## Aim
Skip the pictures. Set down, word for word, the lines from the start of the material up to and including the line with "0.07, 0.08, 0.09];".

-=-=-

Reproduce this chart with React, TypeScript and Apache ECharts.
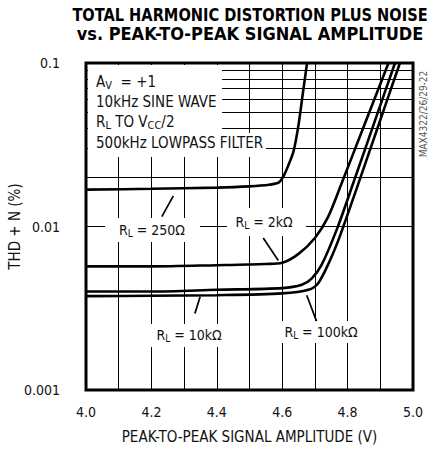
import React, { useEffect, useRef } from "react";
import * as echarts from "echarts";

const TITLE_LINES = ["TOTAL HARMONIC DISTORTION PLUS NOISE", "vs. PEAK-TO-PEAK SIGNAL AMPLITUDE"];
const X_NAME = "PEAK-TO-PEAK SIGNAL AMPLITUDE (V)";
const Y_NAME = "THD + N (%)";
const X_MIN = 4.0;
const X_MAX = 5.0;
const Y_MIN = 0.001;
const Y_MAX = 0.1;
const Y_TICKS = [0.001, 0.01, 0.1];
const Y_TICK_LABELS = ["0.001", "0.01", "0.1"];
const MINOR_Y = [0.002, 0.003, 0.004, 0.005, 0.006, 0.007, 0.008, 0.009, 0.02, 0.03, 0.04, 0.05, 0.06, 0.07, 0.08, 0.09];

const RL_250 = [
  [4.0, 0.0168], [4.2, 0.017], [4.4, 0.0173], [4.5, 0.0176], [4.56, 0.018], [4.59, 0.0186],
  [4.605, 0.0205], [4.62, 0.024], [4.635, 0.029], [4.65, 0.042], [4.663, 0.065], [4.676, 0.1],
];
const RL_2K = [
  [4.0, 0.0057], [4.2, 0.0057], [4.4, 0.0058], [4.55, 0.0059], [4.6, 0.006], [4.65, 0.0068],
  [4.7, 0.0085], [4.74, 0.0114], [4.78, 0.018], [4.85, 0.0412], [4.925, 0.1],
];
const RL_10K = [
  [4.0, 0.004], [4.2, 0.004], [4.4, 0.0041], [4.6, 0.0042], [4.66, 0.0044], [4.69, 0.0048],
  [4.72, 0.0058], [4.767, 0.0096], [4.82, 0.0191], [4.88, 0.0423], [4.945, 0.1],
];
const RL_100K = [
  [4.0, 0.00375], [4.2, 0.00377], [4.4, 0.0038], [4.6, 0.0039], [4.68, 0.0041], [4.71, 0.0045],
  [4.746, 0.0062], [4.777, 0.0088], [4.83, 0.0176], [4.89, 0.0392], [4.96, 0.1],
];

// annotation arrows: [tail, tip] in data coordinates
const ARROWS = [
  [[4.232, 0.0115], [4.267, 0.0154]],
  [[4.542, 0.0085], [4.588, 0.0062]],
  [[4.333, 0.00294], [4.349, 0.00372]],
  [[4.7055, 0.00262], [4.675, 0.0038]],
];

const FONT = "'DejaVu Sans Condensed', 'Liberation Sans Narrow', sans-serif";

const richOf = (size: number) => ({
  n: { fontSize: size, fontFamily: FONT, fill: "#111", lineHeight: 18 },
  s: { fontSize: size - 4, fontFamily: FONT, fill: "#111", lineHeight: 18, padding: [7, 0, 0, 0] },
});

function rlLabel(value: string, x: number, y: number) {
  return {
    type: "text",
    x,
    y,
    z: 60,
    style: {
      text: `{n|R}{s|L}{n| = ${value}}`,
      rich: richOf(14),
      align: "center",
      verticalAlign: "middle",
    },
  };
}

function blockLine(text: string, y: number) {
  return {
    type: "text",
    x: 96,
    y,
    z: 60,
    style: { text, rich: richOf(15), align: "left", verticalAlign: "middle" },
  };
}

function whiteBox(x: number, y: number, w: number, h: number) {
  return { type: "rect", x, y, z: 50, shape: { width: w, height: h }, style: { fill: "#fff" } };
}

export default function App() {
  const ref = useRef<HTMLDivElement>(null);
  useEffect(() => {
    document.body.style.margin = "0";
    const chart = echarts.init(ref.current!, null, { renderer: "svg" });
    const curve = (data: number[][]) => ({
      type: "line",
      data,
      showSymbol: false,
      smooth: 0.3,
      silent: true,
      z: 10,
      lineStyle: { color: "#000", width: 2.6 },
    });
    const option: any = {
      animation: false,
      grid: {
        left: 86,
        right: 17,
        top: 63,
        bottom: 60,
        containLabel: false,
        outerBoundsMode: "none",
        show: true,
        borderColor: "#000",
        borderWidth: 3,
        backgroundColor: "transparent",
      },
      xAxis: {
        type: "value",
        min: X_MIN,
        max: X_MAX,
        interval: 0.2,
        name: X_NAME,
        nameLocation: "middle",
        nameGap: 39,
        nameMoveOverlap: false,
        nameTextStyle: { fontFamily: FONT, fontSize: 15, color: "#111" },
        axisLine: { show: false },
        axisTick: { show: false },
        minorTick: { show: false, splitNumber: 2 },
        axisLabel: {
          margin: 15,
          fontFamily: FONT,
          fontSize: 14,
          color: "#111",
          formatter: (v: number) => v.toFixed(1),
        },
        splitLine: { show: true, lineStyle: { color: "#000", width: 1 } },
        minorSplitLine: { show: true, lineStyle: { color: "#000", width: 1 } },
      },
      yAxis: {
        type: "log",
        logBase: 10,
        min: Y_MIN,
        max: Y_MAX,
        name: Y_NAME,
        nameLocation: "middle",
        nameRotate: 90,
        nameGap: 64,
        nameMoveOverlap: false,
        nameTextStyle: { fontFamily: FONT, fontSize: 15, color: "#111" },
        axisLine: { show: false },
        axisTick: { show: false },
        axisLabel: {
          margin: 26,
          fontFamily: FONT,
          fontSize: 14,
          color: "#111",
          formatter: (v: number) => {
            const i = Y_TICKS.findIndex((t) => Math.abs(Math.log10(t) - Math.log10(v)) < 1e-6);
            return i >= 0 ? Y_TICK_LABELS[i] : "";
          },
        },
        splitLine: { show: true, lineStyle: { color: "#000", width: 1 } },
      },
      series: [
        {
          type: "line",
          data: [],
          silent: true,
          z: 1,
          markLine: {
            silent: true,
            symbol: "none",
            label: { show: false },
            lineStyle: { color: "#000", width: 1, type: "solid" },
            data: MINOR_Y.map((v) => ({ yAxis: v })),
          },
        },
        curve(RL_250),
        curve(RL_2K),
        curve(RL_10K),
        curve(RL_100K),
        {
          type: "line",
          data: [],
          silent: true,
          z: 70,
          markLine: {
            silent: true,
            symbol: ["none", "arrow"],
            symbolSize: [0, 13],
            label: { show: false },
            lineStyle: { color: "#000", width: 1.7, type: "solid" },
            data: ARROWS.map((a) => [{ coord: a[0] }, { coord: a[1] }]),
          },
        },
      ],
      graphic: [
        {
          type: "text",
          x: 250,
          y: 15,
          scaleX: 0.955,
          style: {
            text: TITLE_LINES[0],
            fontFamily: FONT,
            fontWeight: "bold",
            fontSize: 17,
            fill: "#000",
            align: "center",
            verticalAlign: "middle",
          },
        },
        {
          type: "text",
          x: 250,
          y: 34,
          scaleX: 1.06,
          style: {
            text: TITLE_LINES[1],
            fontFamily: FONT,
            fontWeight: "bold",
            fontSize: 17,
            fill: "#000",
            align: "center",
            verticalAlign: "middle",
          },
        },
        whiteBox(88, 65, 134, 72),
        whiteBox(88, 133, 178, 24),
        whiteBox(105, 218, 95, 24),
        whiteBox(227, 208, 79, 28),
        whiteBox(147, 324, 88, 23),
        whiteBox(278, 321, 85, 22),
        blockLine("{n|A}{s|V}{n|  = +1}", 82),
        blockLine("{n|10kHz SINE WAVE}", 102),
        blockLine("{n|R}{s|L}{n| TO V}{s|CC}{n|/2}", 122),
        blockLine("{n|500kHz LOWPASS FILTER}", 143),
        rlLabel("250Ω", 152, 230),
        rlLabel("2kΩ", 264, 222),
        rlLabel("10kΩ", 189, 335),
        rlLabel("100kΩ", 321, 332),
        {
          type: "text",
          x: 423,
          y: 114,
          rotation: Math.PI / 2,
          style: {
            text: "MAX4322/26/29-22",
            fontFamily: FONT,
            fontSize: 10,
            fill: "#555",
            align: "center",
            verticalAlign: "middle",
          },
        },
      ],
    };
    chart.setOption(option);
    return () => chart.dispose();
  }, []);
  return <div ref={ref} style={{ width: 430, height: 450 }} />;
}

-=-=-

## Task response
Reproduce this chart with React, TypeScript and Apache ECharts.
import React, { useEffect, useRef } from "react";
import * as echarts from "echarts";

const TITLE_LINES = ["TOTAL HARMONIC DISTORTION PLUS NOISE", "vs. PEAK-TO-PEAK SIGNAL AMPLITUDE"];
const X_NAME = "PEAK-TO-PEAK SIGNAL AMPLITUDE (V)";
const Y_NAME = "THD + N (%)";
const X_MIN = 4.0;
const X_MAX = 5.0;
const Y_MIN = 0.001;
const Y_MAX = 0.1;
const Y_TICKS = [0.001, 0.01, 0.1];
const Y_TICK_LABELS = ["0.001", "0.01", "0.1"];
const MINOR_Y = [0.002, 0.003, 0.004, 0.005, 0.006, 0.007, 0.008, 0.009, 0.02, 0.03, 0.04, 0.05, 0.06, 0.07, 0.08, 0.09];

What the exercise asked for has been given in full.